With our year in review finally over, we’re left with one last Sunday in 2012, and what would a Sunday be without Funnies?
Our tipsters have been terrific this year, and we’re still getting great stuff from them every day. So let’s send 2012 out in style by looking at the latest fundraising mailers that Scientology has sent to its members.
Now, if you live in the Los Angeles area — and many of the dwindling remainder of Scientologists do — then you know all about the Rose Parade, the thing you do your best to wake up for and watch bleary-eyed on your television while fighting a nasty hangover.
Or, if you’re actually in Pasadena, you might secure your seat next to the parade route by partying all night on New Year’s Eve on Colorado Boulevard. We’ve done it, and a great freaky scene of street drunkenness it is.
What better setting for a big night of “dissemination”! Yes, if you’re out Monday night getting pissed on Colorado Boulevard, be prepared to have a Dianetics leaflet pushed into your face by an earnest Scientologist…
Today in LA! Yet another briefing! Our tipster tells us this cheerleading session will promise that Golden Age of Tech 2 is coming out this year, the Super Power Building is opening in 2013, and a big push to open the Valley Ideal Org in LA continues. In other words, more of the same. Doesn’t church leader David Miscavige realize that nearly all of the remaining church members are now exhausted and demoralized from this same old routine?
OK, getting back to the usual come-ons to get church members to spend, spend, spend, there’s this fun new entry from the UK. It’s always fun to see Scientologists convince each other that they’re better than the rest of us, but this is an angle we haven’t seen before: spend thousands to go OT, because the Romans and Greeks and Egyptians never had the chance!
On a creepier note, we received this happy flier from an Applied Scholastics school in New Mexico which is happily stunting the intellectual growth of second-generation church members…
You just can’t tamp down the enthusiasm of the OC org, which is encouraging its members to dress up…
We are endlessly fascinated by Scientology’s obsession with libraries.
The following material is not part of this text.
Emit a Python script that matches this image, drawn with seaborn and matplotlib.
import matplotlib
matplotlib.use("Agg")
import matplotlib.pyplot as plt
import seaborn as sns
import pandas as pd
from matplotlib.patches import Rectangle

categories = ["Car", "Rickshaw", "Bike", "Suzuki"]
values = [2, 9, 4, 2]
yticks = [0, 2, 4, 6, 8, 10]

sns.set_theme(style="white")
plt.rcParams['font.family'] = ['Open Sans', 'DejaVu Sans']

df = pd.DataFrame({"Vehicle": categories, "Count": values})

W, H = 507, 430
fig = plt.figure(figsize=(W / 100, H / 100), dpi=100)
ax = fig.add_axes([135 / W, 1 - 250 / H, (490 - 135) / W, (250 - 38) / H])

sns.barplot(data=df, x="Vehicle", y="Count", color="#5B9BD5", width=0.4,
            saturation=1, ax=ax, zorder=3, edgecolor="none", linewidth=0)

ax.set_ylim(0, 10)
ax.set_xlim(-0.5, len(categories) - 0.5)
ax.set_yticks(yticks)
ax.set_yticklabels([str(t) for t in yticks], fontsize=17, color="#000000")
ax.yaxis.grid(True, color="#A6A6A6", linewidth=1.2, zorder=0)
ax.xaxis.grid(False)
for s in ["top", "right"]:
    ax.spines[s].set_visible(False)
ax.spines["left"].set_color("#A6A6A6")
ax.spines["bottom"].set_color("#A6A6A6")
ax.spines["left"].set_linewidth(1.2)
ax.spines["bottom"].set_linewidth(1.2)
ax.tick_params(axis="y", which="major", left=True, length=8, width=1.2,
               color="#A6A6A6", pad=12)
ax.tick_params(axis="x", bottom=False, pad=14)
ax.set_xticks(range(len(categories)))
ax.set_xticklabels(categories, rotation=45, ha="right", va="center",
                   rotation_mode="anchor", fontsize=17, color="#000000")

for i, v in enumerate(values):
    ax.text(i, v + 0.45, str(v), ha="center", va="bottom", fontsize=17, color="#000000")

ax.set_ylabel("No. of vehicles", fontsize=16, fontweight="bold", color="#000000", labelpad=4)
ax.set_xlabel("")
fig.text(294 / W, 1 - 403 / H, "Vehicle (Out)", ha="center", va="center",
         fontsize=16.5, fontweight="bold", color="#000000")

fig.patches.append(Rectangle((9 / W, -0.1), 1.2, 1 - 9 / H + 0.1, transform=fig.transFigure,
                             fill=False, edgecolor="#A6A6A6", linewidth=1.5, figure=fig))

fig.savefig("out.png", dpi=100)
For some reason still convinced that books in libraries reach more people than websites on the Internet, members are constantly hit up for donations to help ship musty old Hubbard tomes to librarians who don’t want them. In an update to one of the current campaigns — pushing the “Ron” encyclopedia — we couldn’t help smirk at the thought that one of the last two holdouts on the map is Texas, which has turned out to be such a headache for church leader David Miscavige. All his exes live in Texas, and he can’t get the libraries filled up…
We live in New York, and we can tell you we were warned right away about the folly of Times Square on New Year’s Eve. Strictly for suckers. And this year, add to the indignity of standing in one place for six or seven hours in typically frigid conditions, but now also having to watch Scientology’s latest slick ad countless times? NYPD’s finest keeping an eye on the Nebraska tourists better have its suicide watch on high alert…
Is Asia ready to go Ideal?
Another enticing ad for those of you thinking of joining staff, this one featuring another brave soul hanging on at the Los Angeles fortress…
And finally, one of our tipsters knew we’d enjoy this treat. As 2012 fades away, we’re reminded that Scientologists were hit up for yet more cash to open the Super Power Building — already swimming in way over $100 million in donations — which they were assured would finally be open this year, 14 years after its initial groundbreaking. Well, on into 2013 we go, and still no oiliness table in sight!
Thank you again, tipsters, for making the Sunday Funnies of 2012 such a treat.